In a food processor, pulse crackers, sugar and salt until finely crushed and well combined. Add melted butter, and process until thoroughly combined. Alternatively, you can crush the graham crackers in a zipper bag with a rolling pin or meat mallet. Then, add the other ingredients until well blended.

Lightly grease a 9 inch pie plate with baking spray. Press the graham cracker mixture on the bottom and sides of the pie plate.

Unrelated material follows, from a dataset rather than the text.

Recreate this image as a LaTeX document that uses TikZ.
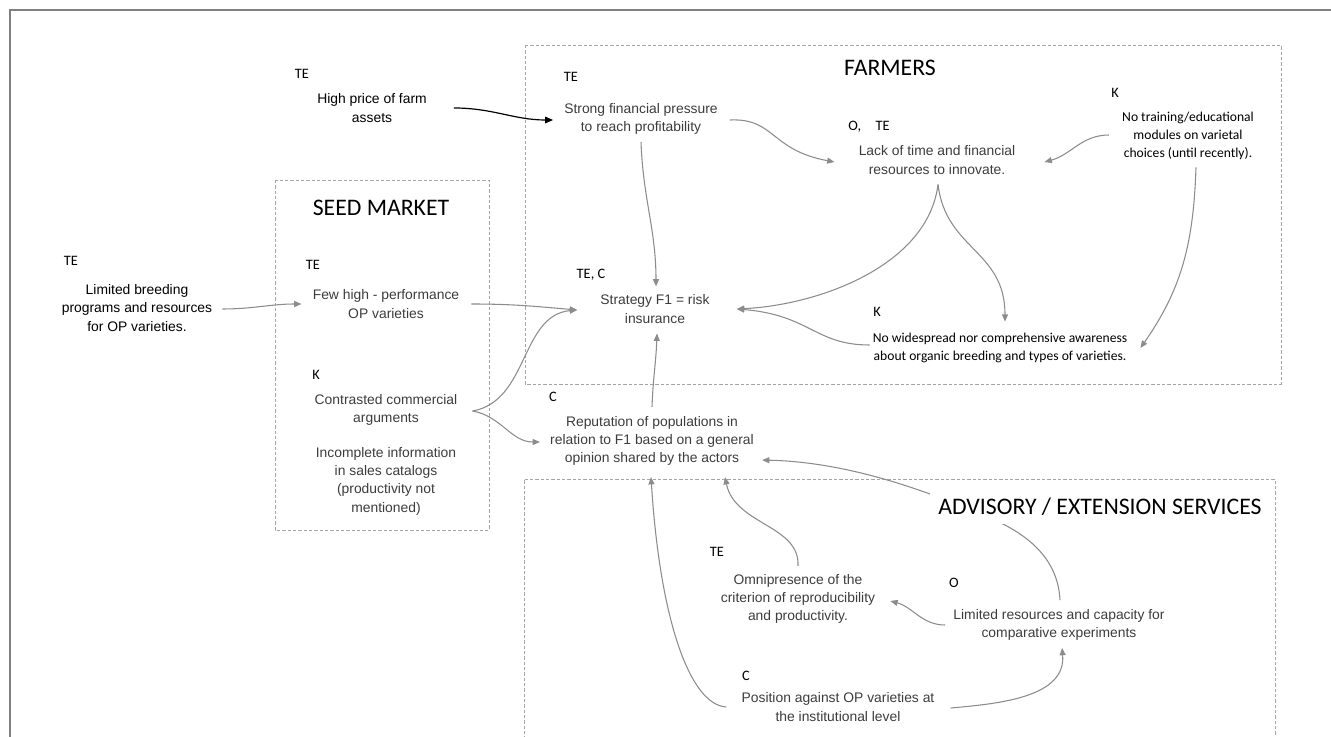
\documentclass[tikz,border=0pt]{standalone}
\usepackage{fontspec}
\setmainfont{Liberation Sans}
\newfontfamily\arialf{Liberation Sans}
\newfontfamily\calf{Carlito}
\usetikzlibrary{arrows.meta}
\definecolor{txtgray}{HTML}{3C3C3C}
\definecolor{linegray}{HTML}{8C8C8C}
\definecolor{boxgray}{HTML}{A6A6A6}
\definecolor{framegray}{HTML}{808080}
\tikzset{
 gtxt/.style={align=center, inner sep=0pt, text=txtgray, font=\arialf\fontsize{10.4}{13.75}\selectfont},
 btxt/.style={gtxt, text=black},
 ctxt/.style={align=center, inner sep=0pt, text=black, font=\calf\fontsize{10.2}{13.75}\selectfont},
 lbl/.style={inner sep=0pt, text=black, font=\calf\fontsize{10.8}{12}\selectfont},
 ttl/.style={inner sep=0pt, text=black, font=\calf\fontsize{17.8}{20}\selectfont},
 conn/.style={draw=linegray, line width=0.8pt, -{Triangle[length=5.5pt,width=4.5pt]}},
 bconn/.style={draw=black, line width=0.9pt, -{Triangle[length=6pt,width=5pt]}},
 grp/.style={draw=boxgray, line width=0.7pt, dash pattern=on 2.5pt off 1.5pt},
}
\begin{document}
\begin{tikzpicture}[x=0.75pt, y=-0.75pt]
\useasboundingbox (0,0) rectangle (1331,737);
% outer frame
\draw[framegray, line width=1.1pt] (10,737) -- (10,10) -- (1331,10);
% group boxes
\draw[grp] (525,45) rectangle (1281,384);
\draw[grp] (275,180) rectangle (489,530);
\draw[grp] (524,745) -- (524,479) -- (1275,479) -- (1275,745);

% labels
\node[lbl] (l1) at (302,74) {TE};
\node[lbl] (l2) at (571,77) {TE};
\node[lbl] (l3) at (869,127) {O,\quad TE};
\node[lbl] (l4) at (1115,93) {K};
\node[lbl] (l5) at (71,261) {TE};
\node[lbl] (l6) at (313,265) {TE};
\node[lbl] (l7) at (591,275) {TE, C};
\node[lbl] (l8) at (877,312) {K};
\node[lbl] (l9) at (316,375) {K};
\node[lbl] (l10) at (553,397) {C};
\node[lbl] (l11) at (717,552) {TE};
\node[lbl] (l12) at (954,583) {O};
\node[lbl] (l13) at (746,676) {C};

% text nodes
\node[btxt] (hp) at (372,108) {High price of farm\\assets};
\node[gtxt] (sfp) at (641,119) {Strong financial pressure\\to reach profitability};
\node[gtxt] (lack) at (937,160) {Lack of time and financial\\resources to innovate.};
\node[ctxt] (ntr) at (1188,136) {No training/educational\\modules on varietal\\choices (until recently).};
\node[btxt] (lbp) at (137,308) {Limited breeding\\programs and resources\\for OP varieties.};
\node[gtxt] (few) at (386,304) {Few high - performance\\OP varieties};
\node[gtxt] (strat) at (655,309) {Strategy F1 = risk\\insurance};
\node[ctxt] (nwa) at (1000,348) {No widespread nor comprehensive awareness\\about organic breeding and types of varieties.};
\node[gtxt] (cca) at (386,410) {Contrasted commercial\\arguments};
\node[gtxt] (inc) at (386,481) {Incomplete information\\in sales catalogs\\(productivity not\\mentioned)};
\node[gtxt] (rep) at (652,441) {Reputation of populations in\\relation to F1 based on a general\\opinion shared by the actors};
\node[gtxt] (omni) at (798,599) {Omnipresence of the\\criterion of reproducibility\\and productivity.};
\node[gtxt] (lrc) at (1059,625) {Limited resources and capacity for\\comparative experiments};
\node[gtxt] (pos) at (838,707) {Position against OP varieties at\\the institutional level};

% titles
\node[ttl] (tfarm) at (890,68) {FARMERS};
\node[ttl] (tseed) at (381,208) {SEED MARKET};

% connectors
\draw[bconn] ([shift={(27,0)}]hp.east) to[out=0,in=180] ([shift={(-11,1)}]sfp.west);
\draw[conn] ([shift={(12,1)}]sfp.east) .. controls (775,118) and (770,150) .. ([shift={(-24,2)}]lack.west);
\draw[conn] ([shift={(0,7)}]sfp.south) to[out=-88,in=90] ([shift={(1,-8)}]strat.north);
\draw[conn] ([shift={(-13,-1)}]ntr.west) to[out=180,in=15] ([shift={(29,2)}]lack.east);
\draw[conn] ([shift={(1,10)}]lack.south) .. controls (928,265) and (820,305) .. ([shift={(27,0)}]strat.east);
\draw[conn] ([shift={(1,10)}]lack.south) .. controls (946,250) and (1005,250) .. ([shift={(5,-11)}]nwa.north);
\draw[conn] ([shift={(8,7)}]ntr.south) to[out=-92,in=55] ([shift={(13,0)}]nwa.east);
\draw[conn] ([shift={(-3,-3)}]nwa.west) .. controls (815,345) and (810,315) .. ([shift={(27,0)}]strat.east);
\draw[conn] ([shift={(12,0)}]few.east) to[out=0,in=175] ([shift={(-23,1)}]strat.west);
\draw[conn] ([shift={(10,1)}]lbp.east) to[out=0,in=180] ([shift={(-11,0)}]few.west);
\draw[conn] ([shift={(15,1)}]cca.east) to[out=10,in=185] ([shift={(-23,1)}]strat.west);
\draw[conn] ([shift={(15,1)}]cca.east) to[out=-10,in=180] ([shift={(-10,1)}]rep.west);
\draw[conn] ([shift={(0,-9)}]rep.north) to[out=88,in=-92] ([shift={(2,10)}]strat.south);
\draw[conn] ([shift={(1,-9)}]lrc.north) .. controls (1058,560) and (1030,535) .. (990,518) .. controls (930,492) and (850,462) .. ([shift={(8,-6)}]rep.south east);
\draw[conn] ([shift={(0,-8)}]omni.north) .. controls (800,525) and (735,525) .. ([shift={(73,11)}]rep.south);
\draw[conn] ([shift={(-8,0)}]lrc.west) to[out=180,in=-15] ([shift={(15,2)}]omni.east);
\draw[conn] ([shift={(-15,0)}]pos.west) .. controls (690,705) and (660,620) .. ([shift={(-1,11)}]rep.south);
\draw[conn] ([shift={(16,1)}]pos.east) to[out=5,in=-85] ([shift={(3,7)}]lrc.south);

% advisory title drawn last (white background hides the connector)
\node[ttl, fill=white, inner sep=6pt] (tadv) at (1100,507) {ADVISORY / EXTENSION SERVICES};
\end{tikzpicture}
\end{document}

Bake crust 8 to 10 minutes or until lightly browned. Cool.

For the filling:

1 (14-oz.) can sweetened condensed milk
Lemon zest from one large lemon (about a tablespoon)
Lemon Juice from 2-3 lemons (about 1/2 cup)

3 large egg yolks
1/4 cup buttermilk

Preheat oven to 325°.

Whisk the first 3 ingredients in a bowl.

In a medium bowl, beat egg yolks at high speed for 4 to 5 minutes, until yolks become pale and create ribbons on the surface when the beater is lifted. Slowly whisk in sweetened condensed milk mixture until thoroughly combined. Then add buttermilk and whisk until combined. Pour the mixture into baked and cooled crust.

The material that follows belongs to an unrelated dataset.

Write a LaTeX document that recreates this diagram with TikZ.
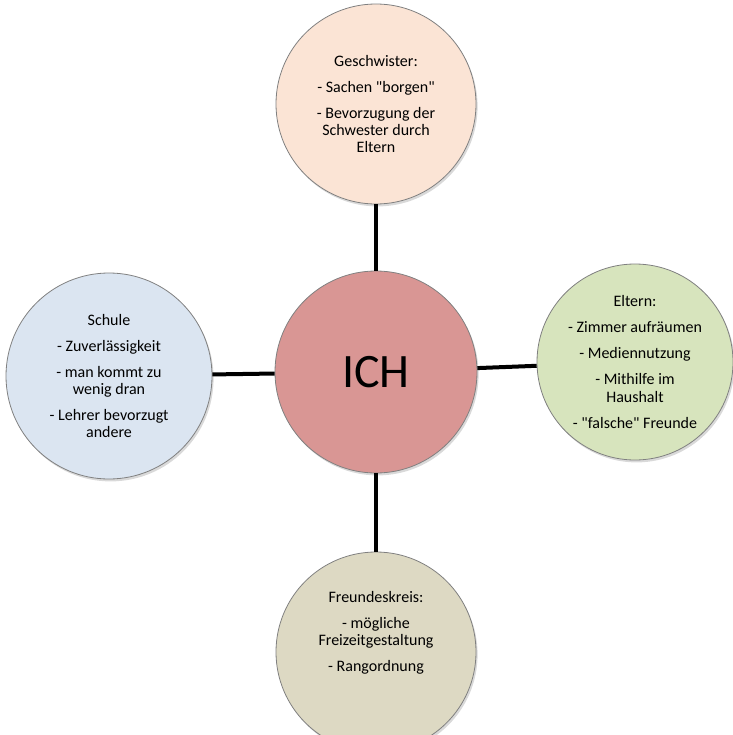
\documentclass[tikz,border=0pt]{standalone}
\usepackage{fontspec}
\setmainfont{Carlito}[Ligatures=TeXOff]
\usetikzlibrary{shadows}
\definecolor{ichrot}{RGB}{217,150,148}
\definecolor{pfirsich}{RGB}{251,228,213}
\definecolor{hellgruen}{RGB}{215,228,189}
\definecolor{hellblau}{RGB}{219,229,241}
\definecolor{beige}{RGB}{221,217,195}
\begin{document}
\begin{tikzpicture}[x=0.75pt,y=-0.75pt,line join=round,
	thema/.style={circle,draw=black!50,line width=0.6pt,inner sep=0pt,align=center,
		font=\fontsize{12}{12.8}\selectfont,
		drop shadow={opacity=0.3,shadow xshift=1.2pt,shadow yshift=-1.8pt}},
	verbindung/.style={line width=3pt}]
	\useasboundingbox (0,0) rectangle (732,735);
	% Mitte
	\node[thema,fill=ichrot,minimum size=151.5pt,font=\fontsize{36}{40}\selectfont] (ich) at (376,372) {ICH};
	% Themen rundherum
	\node[thema,fill=pfirsich,minimum size=150pt] (geschwister) at (376,104)
		{Geschwister:\\[6.7pt] - Sachen "borgen"\\[6.7pt] - Bevorzugung der\\ Schwester durch\\ Eltern};
	\node[thema,fill=hellgruen,minimum size=147pt] (eltern) at (635,362)
		{Eltern:\\[6.7pt] - Zimmer aufräumen\\[6.7pt] - Mediennutzung\\[6.7pt] - Mithilfe im\\ Haushalt\\[6.7pt] - "falsche" Freunde};
	\node[thema,fill=hellblau,minimum size=154.5pt] (schule) at (109,376)
		{Schule\\[6.7pt] - Zuverlässigkeit\\[6.7pt] - man kommt zu\\ wenig dran\\[6.7pt] - Lehrer bevorzugt\\ andere};
	\node[thema,fill=beige,minimum size=150pt] (freunde) at (376,652)
		{Freundeskreis:\\[6.7pt] - mögliche\\ Freizeitgestaltung\\[6.7pt] - Rangordnung\\[18pt]};
	% Linien
	\draw[verbindung] (geschwister) -- (ich);
	\draw[verbindung] (ich) -- (eltern);
	\draw[verbindung] (schule) -- (ich);
	\draw[verbindung] (ich) -- (freunde);
\end{tikzpicture}
\end{document}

Bake pie at 325° for 20 to 25 minutes, until set around edges. The pie will still be slightly jiggly. Cool pie on a wire rack for 1 hour.

Lightly spray a large piece of plastic wrap and cover pie. Freeze for at least 4 to 6 hours or overnight.

Keeps well in freezer for several days. 
For the Blueberry Topping:

(Makes about 1-1/2 cups)

2 cups fresh blueberries, divided
1/3 cup sugar
3 tablespoons water
2 tablespoons fresh lemon juice
Zest from one large organic lemon (about 1 tablespoon)

In a small saucepan, over medium heat, bring 1 cup blueberries, sugar, water, lemon juice, and lemon zest to a boil. Reduce the heat to low, and simmer, stirring occasionally, for about 10-15 minutes, or until mixture has thickened and berries begin to break down. Remove from heat, and stir in remaining 1 cup blueberries. Cool completely; cover and chill until ready to use.

When ready to serve, remove pie from freezer. Using a large knife dipped in warm water, cut pie into slices and serve with sweetened whipped cream and blueberry sauce.